Anticristianismo como resistência

29/07/2018

Na colônia, ciganos e negros também eram acusados de maltratar as imagens sagradas. A partir de um caso de injúria aos santos da "preta Rosa Gomes" (Nas minas setecentistas o caso de Rosa Gomes, negra e forra desesperada e fora de si, arrancou de seu corpo as contas e os bentinhos, quebrou com um machado as imagens de Nossa Senhora e santo Antonio e arrancou os braços e a cabeça do menino Jesus (VAINFAS; SOUZA, 2000, p.34) podemos adentrar um pouco no universo do anticristianismo entre os negros, escravos ou forros. A posição da Igreja diante dos escravos africanos não diferia muito em relação aos indígenas. Partindo do princípio das desigualdades naturais entre as raças, a Igreja buscou legitimar a escravidão como meio de conversão. Muitos padres do Brasil Colônia, entre eles Antônio Vieira, viam na ação portuguesa um bem, pois os negros desterrados da África encontrariam no Brasil a salvação de suas almas pelo catolicismo. O discurso católico uniformizador buscou apagar as diferenças. Só posteriormente, depois de convertidos, os negros encontraram meios de inserção nas instituições católicas.

As mulheres cristãs-novas eram muito visadas pela inquisição. Num contexto marcado pela tradição oral, onde o Index era a referência do que não devia ser lido, especialmente a Torá ou o Talmud, às mulheres cabia a transmissão da cultura judaica através das sucessivas gerações. "Os Inquisidores consideravam as mulheres como um dos maiores perigos para a sociedade católica, uma vez que acreditavam que o Judaísmo era transmitido às novas gerações pelo sangue, pela memória feminina.

As primeiras manifestações de resistência anticristã são encontradas nas práticas culturais indígenas da sociedade colonial. Como era esperado, o cristianismo católico, que veio à bordo do projeto colonial ibérico, encontrou uma série de resistências entres as sociedades indígenas secularmente instaladas e estruturadas nas áreas coloniais.

Animados pelo espírito do Concílio de Trento, os jesuítas viam nos gentios ou negros da terra possíveis convertidos a engrossar as fileiras católicas. Todavia, os processos de conversão e inculcação do cristianismo não foram sempre pacíficos e bem sucedidos. Os indígenas resistiram em nome de sua cosmologia religiosa e até assimilaram elementos ibéricos aos seus cultos, profanando-os ou atribuindo-lhes outro sentido, em outras palavras, mestiçando-os.
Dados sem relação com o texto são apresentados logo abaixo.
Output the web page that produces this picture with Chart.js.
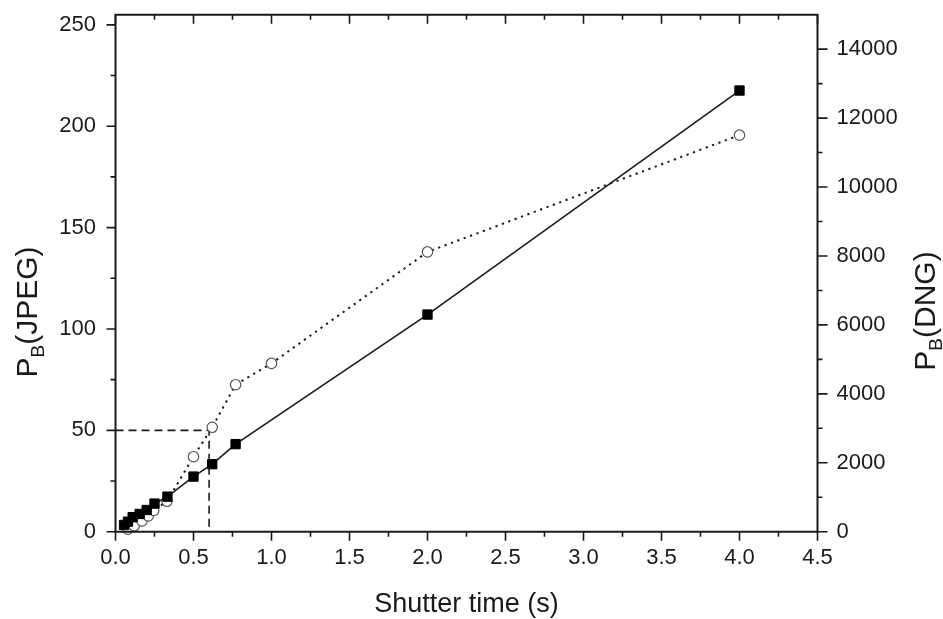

As epidemias epidemias reforçaram o poder dos pajés e a hostilidade aos sacerdotes católicos. Ronaldo Vainfas, em Heresias dos Índios, afirma que "os curandeiros indígenas diziam, então, que o 'batismo matava', e não deixavam de ter alguma razão ao dizê-lo". O impacto da colonização reforçou a busca da Terra sem Mal, os massacres, as doenças, a escravidão e o cativeiro funcionaram como elementos impulsionadores nos discursos dos profetas índios para a busca da morada dos ancestrais. "A própria busca da Terra sem Mal, mensagem central na pregação dos profetas índios, absorveria, com o passar do tempo, significados fracamente anticolonialistas e anticristãos". (VAINFAS, 1995, p. 46, in: de SOUZA; FABRICIO, p.22)
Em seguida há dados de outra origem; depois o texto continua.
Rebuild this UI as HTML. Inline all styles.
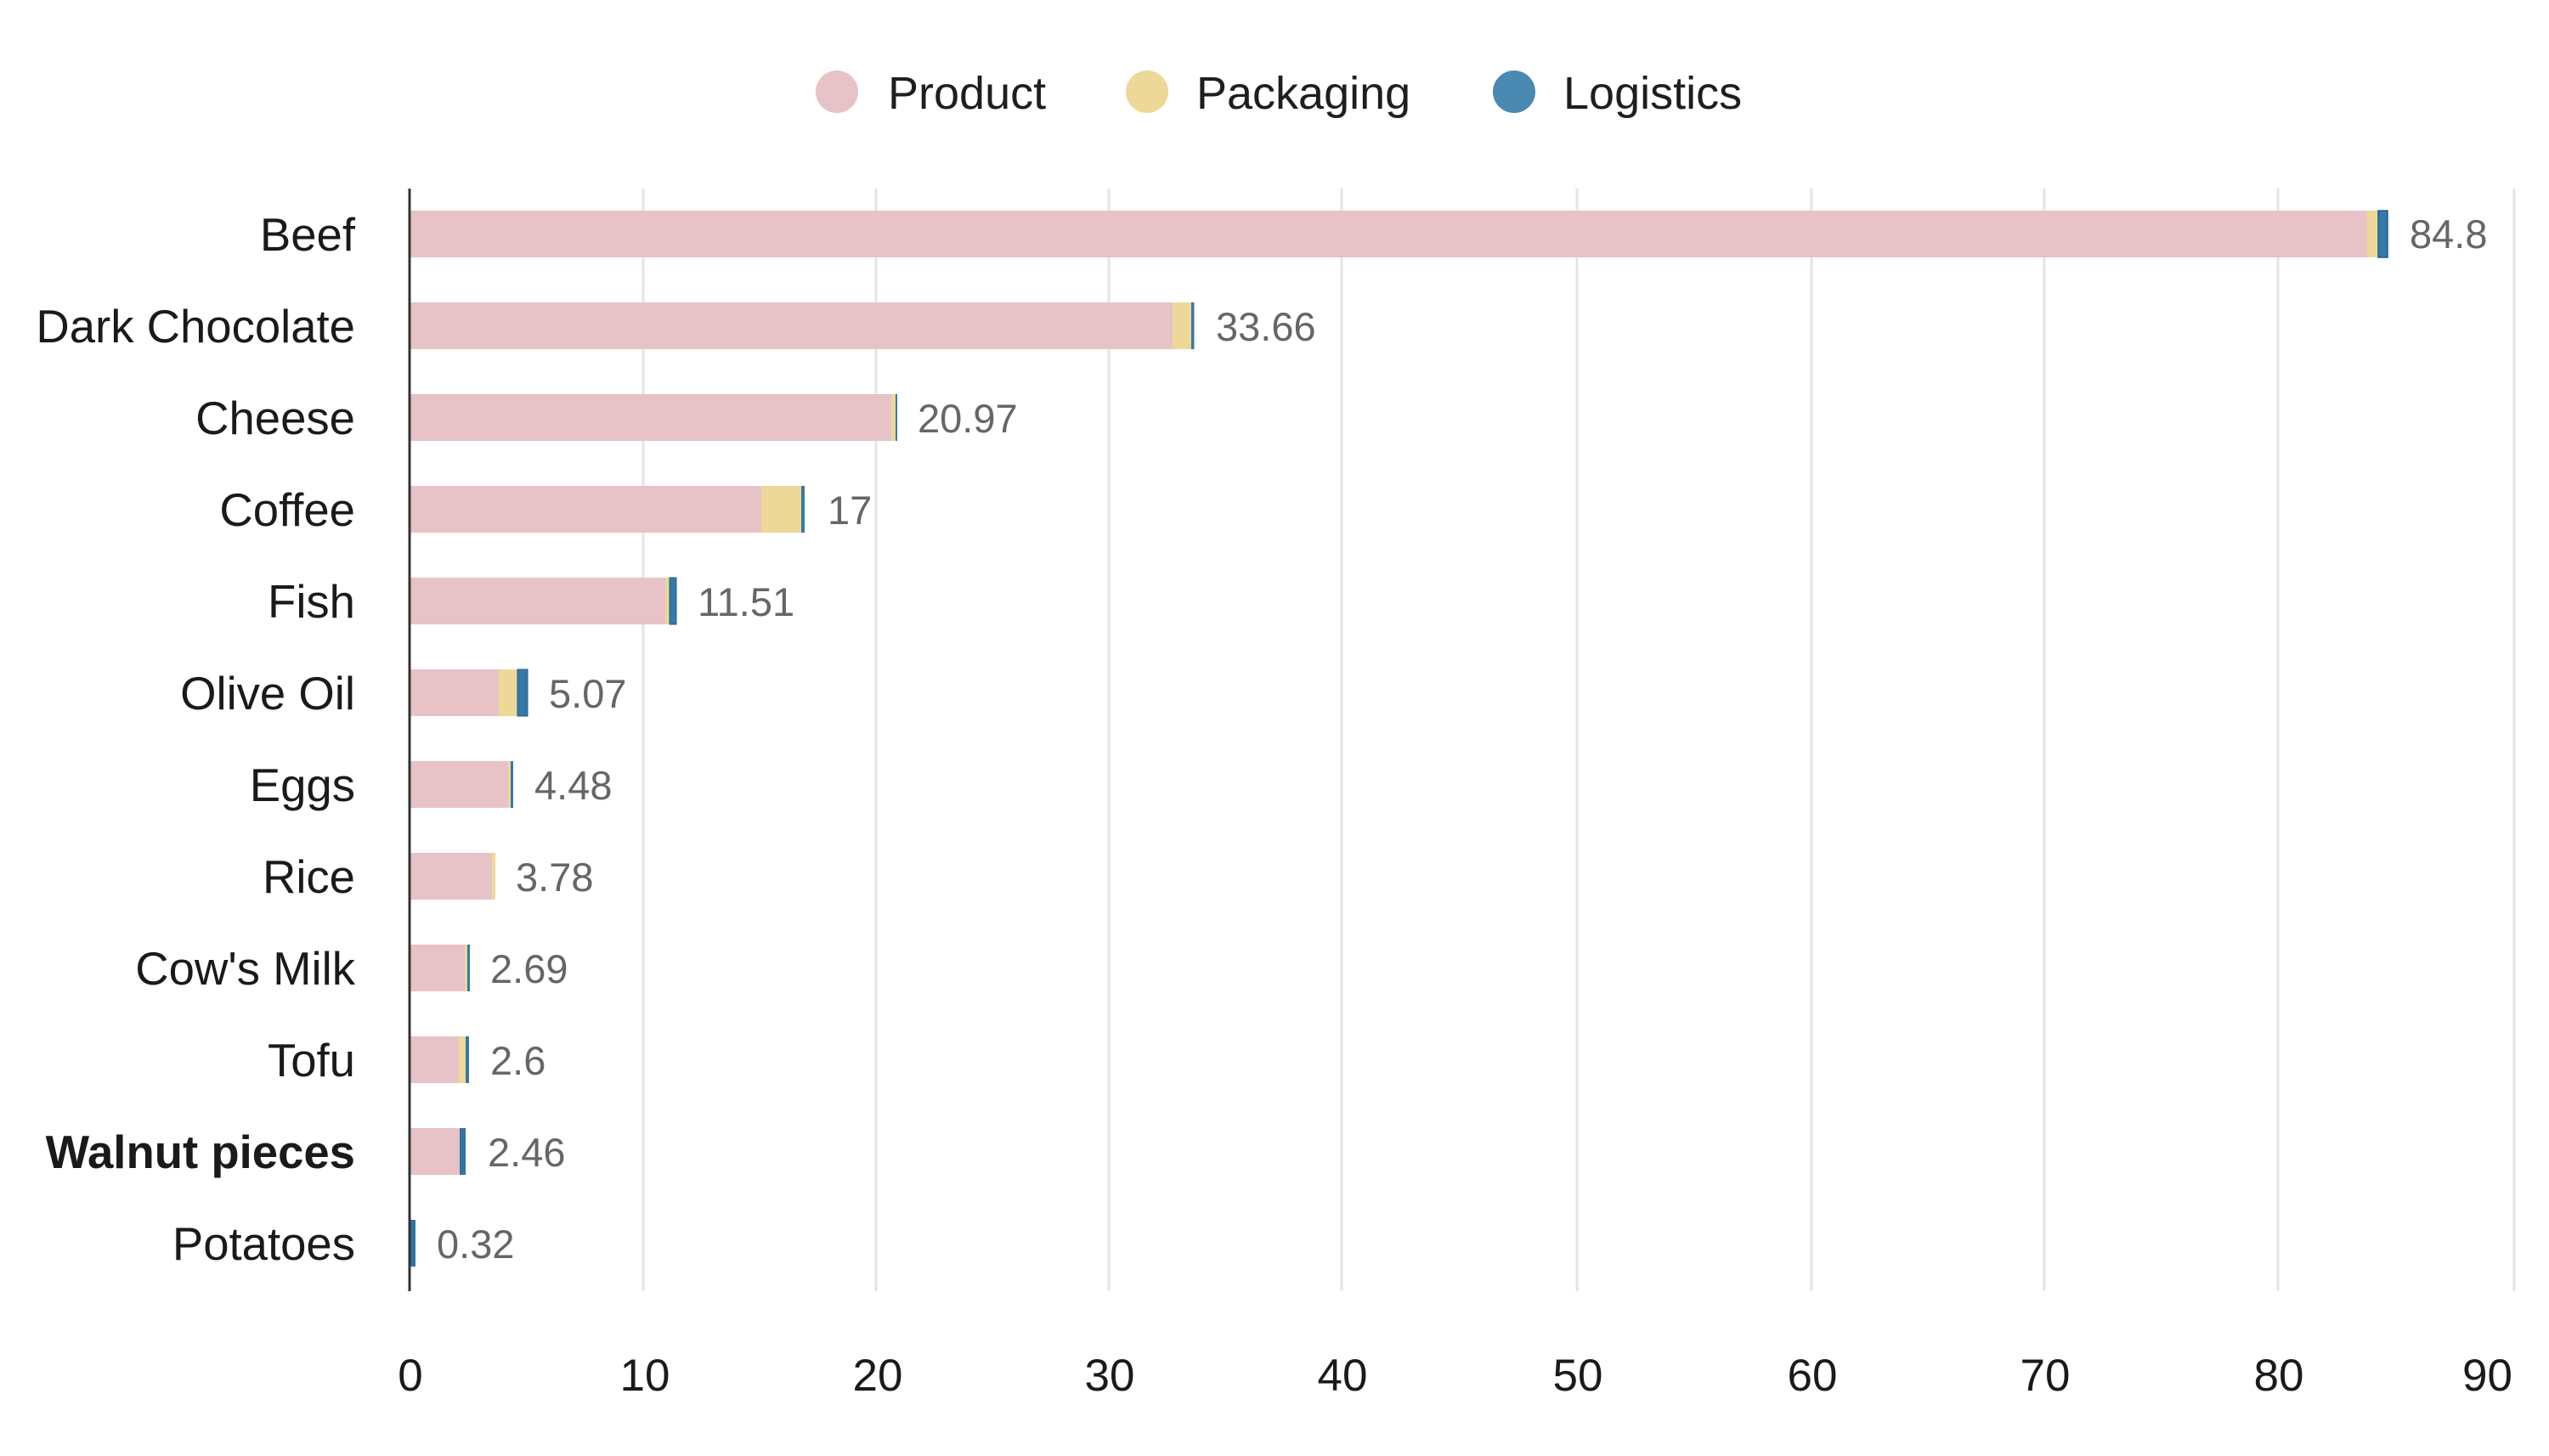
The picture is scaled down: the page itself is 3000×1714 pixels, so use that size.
<!DOCTYPE html>
<html>
<head>
<meta charset="utf-8">
<style>
  html, body { margin: 0; padding: 0; background: #ffffff; }
  body { width: 3000px; height: 1714px; overflow: hidden; }
  svg { display: block; }
  text { font-family: "Liberation Sans", Arial, Helvetica, sans-serif; }
</style>
</head>
<body>
<svg width="3000" height="1714" viewBox="0 0 3000 1714" xmlns="http://www.w3.org/2000/svg">
  <rect x="0" y="0" width="3000" height="1714" fill="#ffffff"/>

  <!-- Legend -->
  <circle cx="985" cy="108" r="25" fill="#e7c2c7"/>
  <text x="1045" y="128" font-size="54" fill="#1e1e1e">Product</text>
  <circle cx="1350" cy="108" r="25" fill="#edd898"/>
  <text x="1408" y="128" font-size="54" fill="#1e1e1e">Packaging</text>
  <circle cx="1782" cy="108" r="25" fill="#4a89b2"/>
  <text x="1840" y="128" font-size="54" fill="#1e1e1e">Logistics</text>

  <!-- Gridlines -->
  <g stroke="#e4e4e4" stroke-width="3">
    <line x1="757" y1="222" x2="757" y2="1520"/>
    <line x1="1031" y1="222" x2="1031" y2="1520"/>
    <line x1="1305" y1="222" x2="1305" y2="1520"/>
    <line x1="1579" y1="222" x2="1579" y2="1520"/>
    <line x1="1856" y1="222" x2="1856" y2="1520"/>
    <line x1="2132" y1="222" x2="2132" y2="1520"/>
    <line x1="2406" y1="222" x2="2406" y2="1520"/>
    <line x1="2681" y1="222" x2="2681" y2="1520"/>
    <line x1="2959" y1="222" x2="2959" y2="1520"/>
  </g>

  <!-- Bars -->
  <!-- Beef -->
  <rect x="483" y="248" width="2303" height="55" fill="#e7c2c7"/>
  <rect x="2786" y="248" width="13" height="55" fill="#edd898"/>
  <rect x="2799" y="248" width="11" height="55" fill="#3479a8" stroke="#1f5f8a" stroke-width="1.5"/>
  <!-- Dark Chocolate -->
  <rect x="483" y="356" width="897" height="55" fill="#e7c2c7"/>
  <rect x="1380" y="356" width="22" height="55" fill="#edd898"/>
  <rect x="1402" y="356" width="3.5" height="55" fill="#3479a8"/>
  <!-- Cheese -->
  <rect x="483" y="464" width="566" height="55" fill="#e7c2c7"/>
  <rect x="1049" y="464" width="5" height="55" fill="#edd898"/>
  <rect x="1054" y="464" width="2" height="55" fill="#3479a8"/>
  <!-- Coffee -->
  <rect x="483" y="572" width="413" height="55" fill="#e7c2c7"/>
  <rect x="896" y="572" width="47" height="55" fill="#edd898"/>
  <rect x="943" y="572" width="4" height="55" fill="#3479a8"/>
  <!-- Fish -->
  <rect x="483" y="680" width="300" height="55" fill="#e7c2c7"/>
  <rect x="783" y="680" width="5" height="55" fill="#edd898"/>
  <rect x="788" y="680" width="8" height="55" fill="#3479a8" stroke="#1f5f8a" stroke-width="1"/>
  <!-- Olive Oil -->
  <rect x="483" y="788" width="104" height="55" fill="#e7c2c7"/>
  <rect x="587" y="788" width="22" height="55" fill="#edd898"/>
  <rect x="609" y="788" width="12" height="55" fill="#3479a8" stroke="#1f5f8a" stroke-width="1"/>
  <!-- Eggs -->
  <rect x="483" y="896" width="115" height="55" fill="#e7c2c7"/>
  <rect x="598" y="896" width="3" height="55" fill="#edd898"/>
  <rect x="601" y="896" width="3" height="55" fill="#3479a8"/>
  <!-- Rice -->
  <rect x="483" y="1004" width="96" height="55" fill="#e7c2c7"/>
  <rect x="579" y="1004" width="4" height="55" fill="#edd898"/>
  <!-- Cow's Milk -->
  <rect x="483" y="1112" width="64" height="55" fill="#e7c2c7"/>
  <rect x="547" y="1112" width="3" height="55" fill="#edd898"/>
  <rect x="550" y="1112" width="3" height="55" fill="#3479a8"/>
  <!-- Tofu -->
  <rect x="483" y="1220" width="57" height="55" fill="#e7c2c7"/>
  <rect x="540" y="1220" width="8" height="55" fill="#edd898"/>
  <rect x="548" y="1220" width="4" height="55" fill="#3479a8"/>
  <!-- Walnut pieces -->
  <rect x="483" y="1328" width="58" height="55" fill="#e7c2c7"/>
  <rect x="541" y="1328" width="7" height="55" fill="#2f74a3"/>
  <!-- Potatoes -->
  <rect x="483" y="1436" width="6" height="55" fill="#2f74a3"/>

  <!-- Axis line -->
  <line x1="482" y1="222" x2="482" y2="1520" stroke="#333333" stroke-width="3"/>

  <!-- Category labels -->
  <g font-size="54.5" fill="#1a1a1a" text-anchor="end">
    <text x="418" y="295">Beef</text>
    <text x="418" y="403">Dark Chocolate</text>
    <text x="418" y="511">Cheese</text>
    <text x="418" y="619">Coffee</text>
    <text x="418" y="727">Fish</text>
    <text x="418" y="835">Olive Oil</text>
    <text x="418" y="943">Eggs</text>
    <text x="418" y="1051">Rice</text>
    <text x="418" y="1159">Cow's Milk</text>
    <text x="418" y="1267">Tofu</text>
    <text x="418" y="1375" font-weight="bold">Walnut pieces</text>
    <text x="418" y="1483">Potatoes</text>
  </g>

  <!-- Value labels -->
  <g font-size="47" fill="#666666">
    <text x="2836" y="292">84.8</text>
    <text x="1431" y="401">33.66</text>
    <text x="1080" y="509">20.97</text>
    <text x="974" y="617">17</text>
    <text x="821" y="725">11.51</text>
    <text x="646" y="833">5.07</text>
    <text x="629" y="941">4.48</text>
    <text x="607" y="1049">3.78</text>
    <text x="577" y="1157">2.69</text>
    <text x="577" y="1265">2.6</text>
    <text x="574" y="1373">2.46</text>
    <text x="514" y="1481">0.32</text>
  </g>

  <!-- X tick labels -->
  <g font-size="53" fill="#1a1a1a" text-anchor="middle">
    <text x="483" y="1637">0</text>
    <text x="759" y="1637">10</text>
    <text x="1033" y="1637">20</text>
    <text x="1306" y="1637">30</text>
    <text x="1580" y="1637">40</text>
    <text x="1857" y="1637">50</text>
    <text x="2133" y="1637">60</text>
    <text x="2407" y="1637">70</text>
    <text x="2682" y="1637">80</text>
    <text x="2957" y="1637" text-anchor="end">90</text>
  </g>
</svg>
</body>
</html>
Durante o período de implantação da base econômica da colônia com a introdução da lavoura, muitos indígenas foram submetidos ao regime de escravidão. Os indígenas não aceitaram pacificamente o domínio português. Pelo contrário, aumentaram as hostilidades, os assaltos aos núcleos coloniais. No entanto, não foi apenas através do signo da violência física que o projeto colonial se efetivou, é preciso lembrar que a inculcação do cristianismo pela catequese foi a dimensão simbólica dessa violência.

Aos indígenas, gradualmente, foram ensinados os ofícios cristãos, os sacramentos, a disciplina em torno dos horários e do trabalho, a rejeição pelos costumes tradicionais, a condenação da nudez, o constrangimento da culpa e do pecado.

Mas não apenas a escravidão, os massacres e o cristianismo trouxeram os portugueses, com eles também vieram as doenças, sendo a varíola a mais mortífera. Não é fortuito que o discurso profético de resistência anunciasse uma Terra sem Mal como lugar da imortalidade.

Referências:

SOUZA, Rogério Luiz; FABRÍCIO, Edison Lucas. O anticristianismo no Brasil. REVISTA DE ESTUDOS DE CULTURA | Nº 01 | Jan.Abr./2015

VAINFAS, Ronaldo; SOUZA, Juliana Beatriz de. Brasil de todos os Santos. Rio de Janeiro: Jorge Zahar Ed., 2000.